Александр покачал головой.

— Даю вам слово чести, в ваших рядах не было предателя. Все очень просто. Мы сумели найти ключ к шифру.

Фигнер, Чернышев, другие русские разведчики были солдатами, которые находились на переднем крае, на линии прямого соприкосновения с врагом. За ними шел второй эшелон те, кто обобщал, классифицировал и сортировал данные, кто дешифровывал депеши врага. За ними был аппарат разведки.

ГЛАВА VI Между Каспием и Амударьей

Страшен полет саранчи, закрывающей полнеба. Страшен грохот горного обвала, когда скалы рушатся на дома и на людей, когда нет в мире сил, которые могли бы остановить их. Но еще страшнее вид персидского войска, идущего от горизонта до горизонта. Еще страшней стук копыт персидской конницы. Для людей, живших во времени, о котором идет здесь речь, эти картины были не поэтической метафорой. Это были сцены, от которых переставало биться сердце и застывала кровь.

Солдаты шаха не знали ни жалости, ни пощады. Они убивали все, что можно было убить; грабили все, что можно было грабить; то же, что оставалось, они жгли. Запустение и смерть шли по их следам.

Железную поступь персидских солдат помнили Бухара и Хива, Грузия и Армения, Азербайджан и каспийское побережье. Память этих нашествий и страх перед ними были важной составной частью политического мышления соседних с Персией стран.

Присутствие России могло быть защитою и гарантом против этих нашествий. Хивинский хан трижды, в 1700, 1703 и 1714 годах, обращался к российскому императору с просьбой о принятии в подданство.

Персия понимала, что политическое присутствие России означает конец ее влиянию и ее власти. Тегеран не мог примириться с этим. Шахиншах — наследник некогда обширных владений — грезил былым величием персидской империи. Хива, Коканд, Бухара стали ареной беспощадной борьбы секретных служб Персии и России.

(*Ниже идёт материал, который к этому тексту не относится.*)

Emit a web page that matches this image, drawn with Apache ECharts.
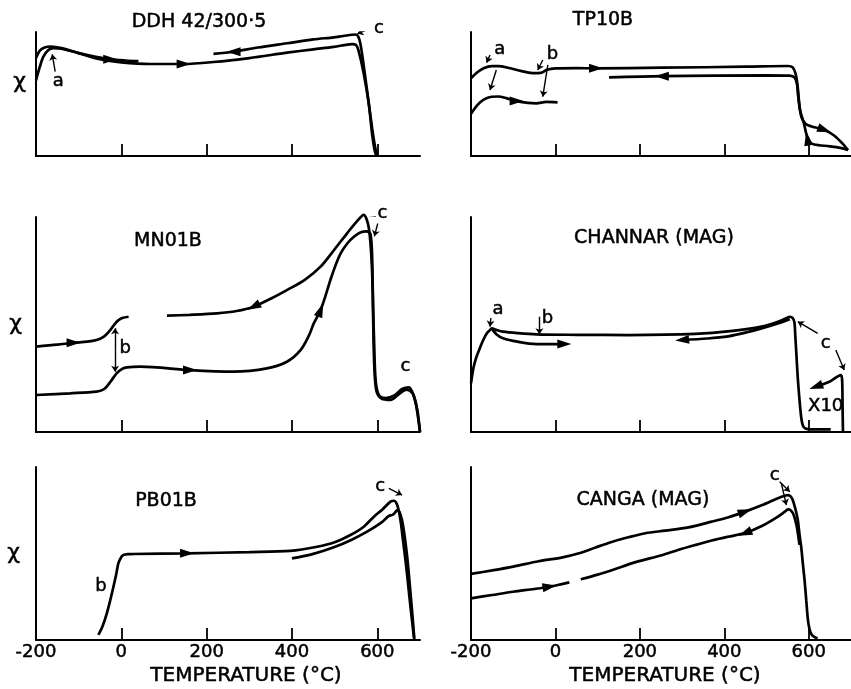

Когда же впоследствии чаша весов этой борьбы стала клониться явно не в пользу шаха, на границах кокандского, хивинского и бухарского ханств стали собираться черные тучи персидских войск. Полчища Надир-шаха вторглись в пределы ханств, прошлись по ним огнем и мечом, превратив некогда независимые государства в провинции персидской империи.

Но этот последующий ход событий, известный нам, лежал еще в будущем и завесой времени был скрыт от тех, кому привелось жить и действовать в те дни.

РУКА ШАХА ДОСТАЕТ ДО ХИВЫ

«Астрахань-городишко» обрел при царе Петре значение, которого не имел, никогда прежде. Белокаменный кремль с восемью башнями, порт и корабли на рейде под огромными белыми парусами — это был форпост империи у самых южных ее границ. Местные жители, обитатели окрестных и дальних мест, оказавшись в городе, с удивлением и страхом смотрели на все это. Солдаты на плацу, одетые в одинаковые синие мундиры, ходили строем, вскидывали ружья в лад и выделывали ими разные штуки. А у ворот кремля, куда входа не было никому, стояли две большие чугунные пушки. Говорили, что пушки эти могут уничтожить целое войско, не подпуская его к стенам города. В торговой же части, что ни день, приходили и уходили караваны — из Персии, из Герата, из Бухары. А иногда даже из Индии.

После многодневного пути среди безводных степей и солончаков, после безжизненных каспийских берегов город этот представлялся вечным оазисом и собранием всевозможных чудес. Среди тех, кто совершил этот многодневный путь, прежде чем оказаться в Астрахани, был некий Хаджа Нефес, садырь (предводитель) одного из туркменских племен.